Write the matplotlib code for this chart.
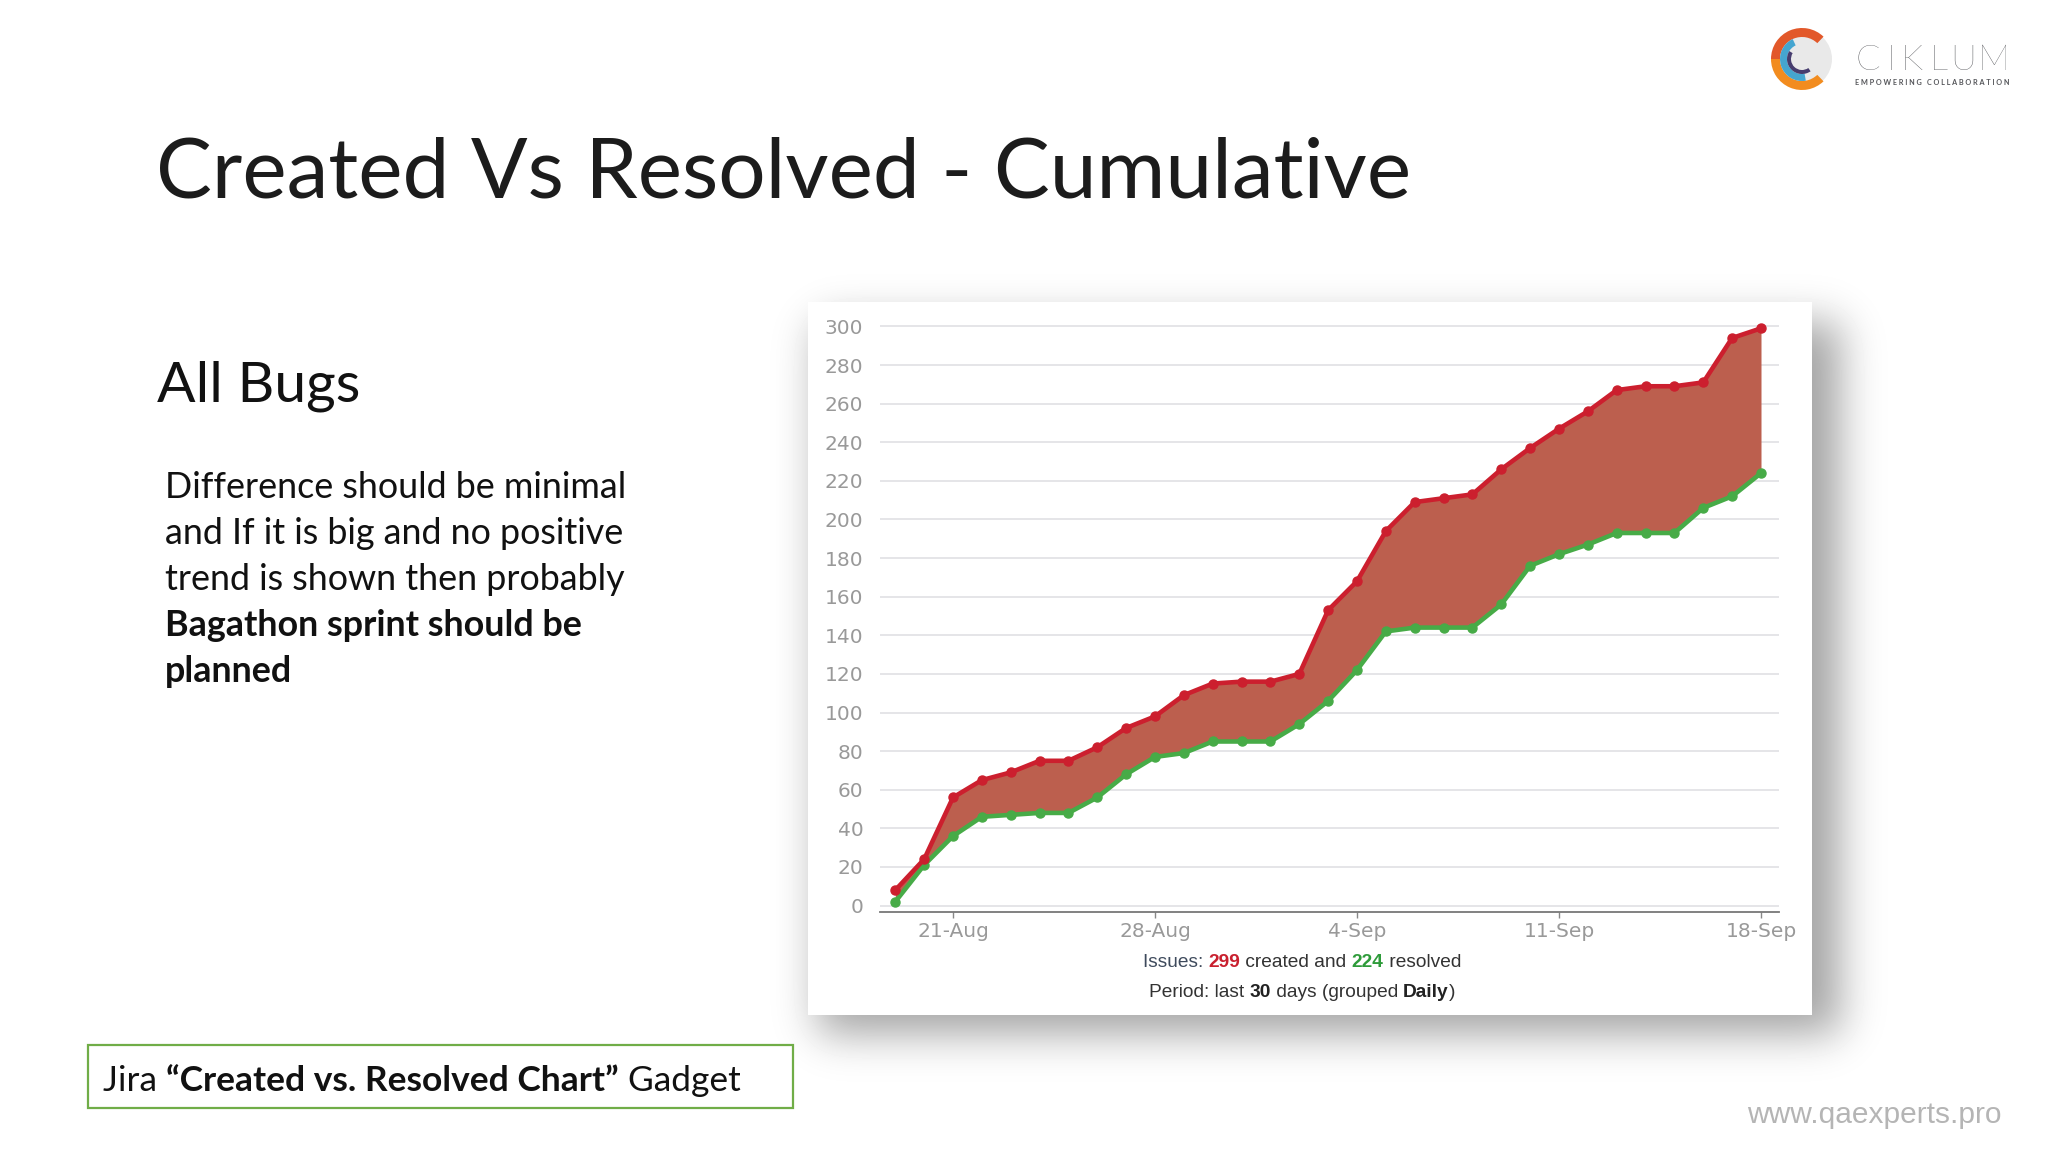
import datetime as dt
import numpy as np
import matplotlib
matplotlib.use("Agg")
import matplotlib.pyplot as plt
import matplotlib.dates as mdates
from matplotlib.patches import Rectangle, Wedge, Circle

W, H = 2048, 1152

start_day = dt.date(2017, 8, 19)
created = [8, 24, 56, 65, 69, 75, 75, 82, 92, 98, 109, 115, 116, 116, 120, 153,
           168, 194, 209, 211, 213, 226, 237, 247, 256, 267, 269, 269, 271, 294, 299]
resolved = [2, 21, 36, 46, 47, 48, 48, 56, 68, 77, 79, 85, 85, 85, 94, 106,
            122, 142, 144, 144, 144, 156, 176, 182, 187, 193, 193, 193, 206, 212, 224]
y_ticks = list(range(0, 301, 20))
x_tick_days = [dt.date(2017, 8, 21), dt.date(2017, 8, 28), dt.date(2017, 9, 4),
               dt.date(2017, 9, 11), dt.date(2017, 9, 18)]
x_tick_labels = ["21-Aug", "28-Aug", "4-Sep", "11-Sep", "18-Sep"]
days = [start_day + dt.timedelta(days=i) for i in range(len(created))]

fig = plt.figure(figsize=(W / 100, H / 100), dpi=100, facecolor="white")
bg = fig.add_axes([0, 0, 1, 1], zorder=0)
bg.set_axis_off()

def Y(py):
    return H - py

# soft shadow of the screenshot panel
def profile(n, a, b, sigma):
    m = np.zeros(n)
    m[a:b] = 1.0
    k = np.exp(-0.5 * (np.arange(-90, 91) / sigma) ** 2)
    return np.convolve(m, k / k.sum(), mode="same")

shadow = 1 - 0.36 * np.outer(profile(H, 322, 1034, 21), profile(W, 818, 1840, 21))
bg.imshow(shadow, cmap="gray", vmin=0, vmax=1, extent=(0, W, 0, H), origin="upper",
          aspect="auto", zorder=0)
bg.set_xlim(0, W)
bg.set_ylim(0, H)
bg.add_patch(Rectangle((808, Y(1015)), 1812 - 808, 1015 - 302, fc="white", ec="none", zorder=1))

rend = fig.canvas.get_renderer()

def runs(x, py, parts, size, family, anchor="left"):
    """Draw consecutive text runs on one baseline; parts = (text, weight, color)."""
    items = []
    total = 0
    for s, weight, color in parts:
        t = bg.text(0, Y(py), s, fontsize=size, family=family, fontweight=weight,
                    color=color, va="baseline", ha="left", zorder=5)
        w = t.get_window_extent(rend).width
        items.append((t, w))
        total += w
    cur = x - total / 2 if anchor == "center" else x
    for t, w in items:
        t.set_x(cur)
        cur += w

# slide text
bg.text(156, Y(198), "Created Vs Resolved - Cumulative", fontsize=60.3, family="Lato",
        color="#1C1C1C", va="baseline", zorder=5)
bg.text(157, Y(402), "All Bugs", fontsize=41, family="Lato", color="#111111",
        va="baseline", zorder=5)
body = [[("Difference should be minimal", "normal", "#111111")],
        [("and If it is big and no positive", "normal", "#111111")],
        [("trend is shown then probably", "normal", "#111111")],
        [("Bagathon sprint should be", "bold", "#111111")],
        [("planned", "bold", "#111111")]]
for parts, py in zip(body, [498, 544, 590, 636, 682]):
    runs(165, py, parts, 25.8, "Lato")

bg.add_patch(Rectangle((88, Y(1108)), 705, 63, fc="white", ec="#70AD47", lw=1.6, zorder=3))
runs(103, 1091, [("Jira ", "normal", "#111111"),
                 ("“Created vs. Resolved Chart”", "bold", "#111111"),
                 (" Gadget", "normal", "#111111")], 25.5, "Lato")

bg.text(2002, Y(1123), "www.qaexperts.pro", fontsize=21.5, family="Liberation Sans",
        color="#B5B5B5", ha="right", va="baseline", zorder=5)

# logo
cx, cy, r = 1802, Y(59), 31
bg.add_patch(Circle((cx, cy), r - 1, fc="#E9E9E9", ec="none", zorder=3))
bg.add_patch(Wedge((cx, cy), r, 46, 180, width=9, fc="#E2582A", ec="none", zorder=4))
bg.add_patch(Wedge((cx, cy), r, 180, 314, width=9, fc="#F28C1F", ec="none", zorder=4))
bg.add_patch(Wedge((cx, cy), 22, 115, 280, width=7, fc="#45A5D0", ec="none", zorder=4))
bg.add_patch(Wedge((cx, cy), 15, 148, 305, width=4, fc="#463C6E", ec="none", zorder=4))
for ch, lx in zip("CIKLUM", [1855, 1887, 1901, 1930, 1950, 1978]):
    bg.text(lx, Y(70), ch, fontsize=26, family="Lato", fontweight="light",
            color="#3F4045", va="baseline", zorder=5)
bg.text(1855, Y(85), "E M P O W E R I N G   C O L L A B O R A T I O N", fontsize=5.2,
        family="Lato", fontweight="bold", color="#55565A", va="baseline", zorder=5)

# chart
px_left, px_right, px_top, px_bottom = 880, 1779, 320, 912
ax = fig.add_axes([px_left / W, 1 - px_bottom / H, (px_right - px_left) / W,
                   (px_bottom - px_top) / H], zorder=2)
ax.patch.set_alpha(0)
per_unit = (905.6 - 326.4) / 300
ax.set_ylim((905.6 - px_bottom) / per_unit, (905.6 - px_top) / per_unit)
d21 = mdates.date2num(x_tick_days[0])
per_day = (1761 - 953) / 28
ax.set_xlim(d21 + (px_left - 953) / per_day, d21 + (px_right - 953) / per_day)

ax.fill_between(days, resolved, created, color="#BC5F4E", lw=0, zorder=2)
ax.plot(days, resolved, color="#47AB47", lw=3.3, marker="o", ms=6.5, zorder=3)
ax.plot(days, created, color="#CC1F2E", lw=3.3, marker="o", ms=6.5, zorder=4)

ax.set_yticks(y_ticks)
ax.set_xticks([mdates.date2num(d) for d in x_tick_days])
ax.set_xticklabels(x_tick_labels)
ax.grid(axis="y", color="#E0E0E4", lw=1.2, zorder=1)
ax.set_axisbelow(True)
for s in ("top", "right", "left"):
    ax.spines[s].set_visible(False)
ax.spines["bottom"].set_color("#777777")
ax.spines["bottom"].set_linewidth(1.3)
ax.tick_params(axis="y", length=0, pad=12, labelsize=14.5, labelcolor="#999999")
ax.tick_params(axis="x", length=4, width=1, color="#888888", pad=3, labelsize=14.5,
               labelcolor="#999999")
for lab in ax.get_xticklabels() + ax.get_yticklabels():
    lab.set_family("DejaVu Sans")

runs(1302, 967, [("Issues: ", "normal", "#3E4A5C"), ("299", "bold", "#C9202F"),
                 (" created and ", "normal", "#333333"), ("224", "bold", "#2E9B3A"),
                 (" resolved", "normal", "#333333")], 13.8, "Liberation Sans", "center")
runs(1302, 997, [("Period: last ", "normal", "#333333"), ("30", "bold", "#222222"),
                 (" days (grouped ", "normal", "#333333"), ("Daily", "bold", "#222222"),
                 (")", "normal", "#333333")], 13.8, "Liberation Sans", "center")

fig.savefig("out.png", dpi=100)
■ ■ ■ ■ ■ ■ ■
◆ **Aim**
Write down every line from the opening of the listing to the line with "rend = fig.canvas.get_renderer()", both included, and nothing else; the pictures are omitted.

◆ **Response to this task**
Write the matplotlib code for this chart.
import datetime as dt
import numpy as np
import matplotlib
matplotlib.use("Agg")
import matplotlib.pyplot as plt
import matplotlib.dates as mdates
from matplotlib.patches import Rectangle, Wedge, Circle

W, H = 2048, 1152

start_day = dt.date(2017, 8, 19)
created = [8, 24, 56, 65, 69, 75, 75, 82, 92, 98, 109, 115, 116, 116, 120, 153,
           168, 194, 209, 211, 213, 226, 237, 247, 256, 267, 269, 269, 271, 294, 299]
resolved = [2, 21, 36, 46, 47, 48, 48, 56, 68, 77, 79, 85, 85, 85, 94, 106,
            122, 142, 144, 144, 144, 156, 176, 182, 187, 193, 193, 193, 206, 212, 224]
y_ticks = list(range(0, 301, 20))
x_tick_days = [dt.date(2017, 8, 21), dt.date(2017, 8, 28), dt.date(2017, 9, 4),
               dt.date(2017, 9, 11), dt.date(2017, 9, 18)]
x_tick_labels = ["21-Aug", "28-Aug", "4-Sep", "11-Sep", "18-Sep"]
days = [start_day + dt.timedelta(days=i) for i in range(len(created))]

fig = plt.figure(figsize=(W / 100, H / 100), dpi=100, facecolor="white")
bg = fig.add_axes([0, 0, 1, 1], zorder=0)
bg.set_axis_off()

def Y(py):
    return H - py

# soft shadow of the screenshot panel
def profile(n, a, b, sigma):
    m = np.zeros(n)
    m[a:b] = 1.0
    k = np.exp(-0.5 * (np.arange(-90, 91) / sigma) ** 2)
    return np.convolve(m, k / k.sum(), mode="same")

shadow = 1 - 0.36 * np.outer(profile(H, 322, 1034, 21), profile(W, 818, 1840, 21))
bg.imshow(shadow, cmap="gray", vmin=0, vmax=1, extent=(0, W, 0, H), origin="upper",
          aspect="auto", zorder=0)
bg.set_xlim(0, W)
bg.set_ylim(0, H)
bg.add_patch(Rectangle((808, Y(1015)), 1812 - 808, 1015 - 302, fc="white", ec="none", zorder=1))

rend = fig.canvas.get_renderer()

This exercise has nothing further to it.